-- start --
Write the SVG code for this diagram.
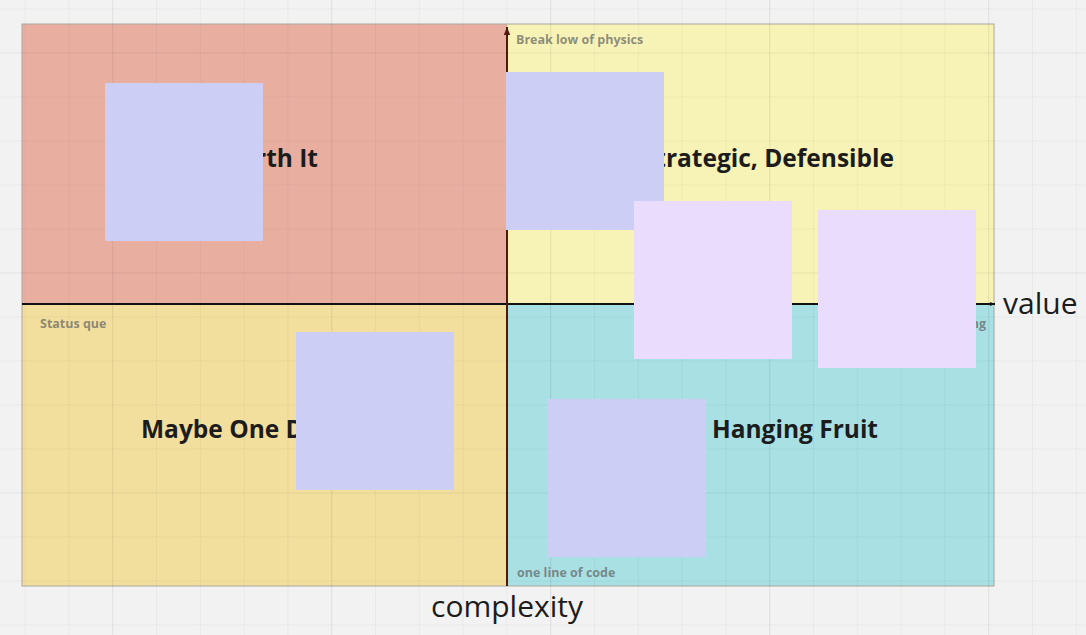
<svg xmlns="http://www.w3.org/2000/svg" width="1086" height="635" viewBox="0 0 1086 635">
  <defs>
    <style>
      .minor { stroke: #000; stroke-opacity: 0.035; stroke-width: 1; }
      .major { stroke: #000; stroke-opacity: 0.065; stroke-width: 1.2; }
      .title { font-family: "Open Sans", "Liberation Sans", sans-serif; font-weight: 700; font-size: 24.5px; fill: #1c1c1c; }
      .note { font-family: "Open Sans", "Liberation Sans", sans-serif; font-weight: 700; font-size: 12.5px; fill: #5f5f5f; fill-opacity: 0.7; }
      .axislabel { font-family: "Open Sans", "Liberation Sans", sans-serif; font-weight: 400; font-size: 30px; fill: #1c1c1c; }
      .stickyBlue { fill: #cccef5; }
      .stickyPurple { fill: #e9dcfc; }
    </style>
    <marker id="arrowBlack" viewBox="0 0 10 10" refX="10" refY="5" markerWidth="5" markerHeight="5" orient="auto" markerUnits="userSpaceOnUse">
      <path d="M0,1 L10,5 L0,9 z" fill="#111"/>
    </marker>
    <marker id="arrowBrown" viewBox="0 0 10 10" refX="10" refY="5" markerWidth="8" markerHeight="8" orient="auto" markerUnits="userSpaceOnUse">
      <path d="M0,1 L10,5 L0,9 z" fill="#4e1a10"/>
    </marker>
  </defs>

  <rect x="0" y="0" width="1086" height="635" fill="#f2f2f2"/>

  <g id="quadrants">
    <rect x="22" y="24" width="485" height="280" fill="#e8afa1"/>
    <rect x="507" y="24" width="487" height="280" fill="#f7f2b5"/>
    <rect x="22" y="304" width="485" height="282" fill="#f2df9e"/>
    <rect x="507" y="304" width="487" height="282" fill="#a8e0e4"/>
    <rect x="22" y="24" width="972" height="562" fill="none" stroke="#a9a69a" stroke-width="1"/>
  </g>

  <g id="grid">
    <line class="minor" x1="25.1" y1="0" x2="25.1" y2="635"/>
    <line class="minor" x1="68.9" y1="0" x2="68.9" y2="635"/>
    <line class="major" x1="112.7" y1="0" x2="112.7" y2="635"/>
    <line class="minor" x1="156.5" y1="0" x2="156.5" y2="635"/>
    <line class="minor" x1="200.3" y1="0" x2="200.3" y2="635"/>
    <line class="minor" x1="244.1" y1="0" x2="244.1" y2="635"/>
    <line class="minor" x1="287.9" y1="0" x2="287.9" y2="635"/>
    <line class="major" x1="331.7" y1="0" x2="331.7" y2="635"/>
    <line class="minor" x1="375.5" y1="0" x2="375.5" y2="635"/>
    <line class="minor" x1="419.3" y1="0" x2="419.3" y2="635"/>
    <line class="minor" x1="463.1" y1="0" x2="463.1" y2="635"/>
    <line class="minor" x1="506.9" y1="0" x2="506.9" y2="635"/>
    <line class="major" x1="550.7" y1="0" x2="550.7" y2="635"/>
    <line class="minor" x1="594.5" y1="0" x2="594.5" y2="635"/>
    <line class="minor" x1="638.3" y1="0" x2="638.3" y2="635"/>
    <line class="minor" x1="682.1" y1="0" x2="682.1" y2="635"/>
    <line class="minor" x1="725.9" y1="0" x2="725.9" y2="635"/>
    <line class="major" x1="769.7" y1="0" x2="769.7" y2="635"/>
    <line class="minor" x1="813.5" y1="0" x2="813.5" y2="635"/>
    <line class="minor" x1="857.3" y1="0" x2="857.3" y2="635"/>
    <line class="minor" x1="901.1" y1="0" x2="901.1" y2="635"/>
    <line class="minor" x1="944.9" y1="0" x2="944.9" y2="635"/>
    <line class="major" x1="988.7" y1="0" x2="988.7" y2="635"/>
    <line class="minor" x1="1032.5" y1="0" x2="1032.5" y2="635"/>
    <line class="minor" x1="1076.3" y1="0" x2="1076.3" y2="635"/>

    <line class="minor" x1="0" y1="9" x2="1086" y2="9"/>
    <line class="major" x1="0" y1="53" x2="1086" y2="53"/>
    <line class="minor" x1="0" y1="97" x2="1086" y2="97"/>
    <line class="minor" x1="0" y1="141" x2="1086" y2="141"/>
    <line class="minor" x1="0" y1="185" x2="1086" y2="185"/>
    <line class="minor" x1="0" y1="229" x2="1086" y2="229"/>
    <line class="major" x1="0" y1="273" x2="1086" y2="273"/>
    <line class="minor" x1="0" y1="317" x2="1086" y2="317"/>
    <line class="minor" x1="0" y1="361" x2="1086" y2="361"/>
    <line class="minor" x1="0" y1="405" x2="1086" y2="405"/>
    <line class="minor" x1="0" y1="449" x2="1086" y2="449"/>
    <line class="major" x1="0" y1="493" x2="1086" y2="493"/>
    <line class="minor" x1="0" y1="537" x2="1086" y2="537"/>
    <line class="minor" x1="0" y1="581" x2="1086" y2="581"/>
    <line class="minor" x1="0" y1="625" x2="1086" y2="625"/>
  </g>

  <g id="connectors">
    <line x1="22" y1="304" x2="995" y2="304" stroke="#111" stroke-width="2" marker-end="url(#arrowBlack)"/>
    <line x1="507" y1="586" x2="507" y2="27" stroke="#4e1a10" stroke-width="2" marker-end="url(#arrowBrown)"/>
  </g>

  <g id="labels">
    <text class="note" x="516" y="44">Break low of physics</text>
    <text class="note" x="40" y="328">Status que</text>
    <text class="note" x="517" y="577">one line of code</text>
    <text class="note" x="986" y="328" text-anchor="end">ng</text>
    <text class="axislabel" x="1003" y="314">value</text>
    <text class="axislabel" x="507" y="617" text-anchor="middle">complexity</text>
  </g>

  <g id="quadrant-not-worth-it">
    <text class="title" x="318" y="167" text-anchor="end">Not Worth It</text>
  </g>
  <g id="quadrant-strategic">
    <text class="title" x="894" y="167" text-anchor="end">Strategic, Defensible</text>
  </g>
  <g id="quadrant-maybe">
    <text class="title" x="141" y="438">Maybe One Day</text>
  </g>
  <g id="quadrant-low-hanging">
    <text class="title" x="878" y="438" text-anchor="end">Low Hanging Fruit</text>
  </g>

  <g id="sticky-1"><rect class="stickyBlue" x="105" y="83" width="158" height="158"/></g>
  <g id="sticky-2"><rect class="stickyBlue" x="506" y="72" width="158" height="158"/></g>
  <g id="sticky-3"><rect class="stickyPurple" x="634" y="201" width="158" height="158"/></g>
  <g id="sticky-4"><rect class="stickyPurple" x="818" y="210" width="158" height="158"/></g>
  <g id="sticky-5"><rect class="stickyBlue" x="296" y="332" width="158" height="158"/></g>
  <g id="sticky-6"><rect class="stickyBlue" x="548" y="399" width="158" height="158"/></g>
</svg>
-- end --
**Task requirements**
Copy out every line in the listing where the word "code" appears.

**Written response**
Write the SVG code for this diagram.
    <text class="note" x="517" y="577">one line of code</text>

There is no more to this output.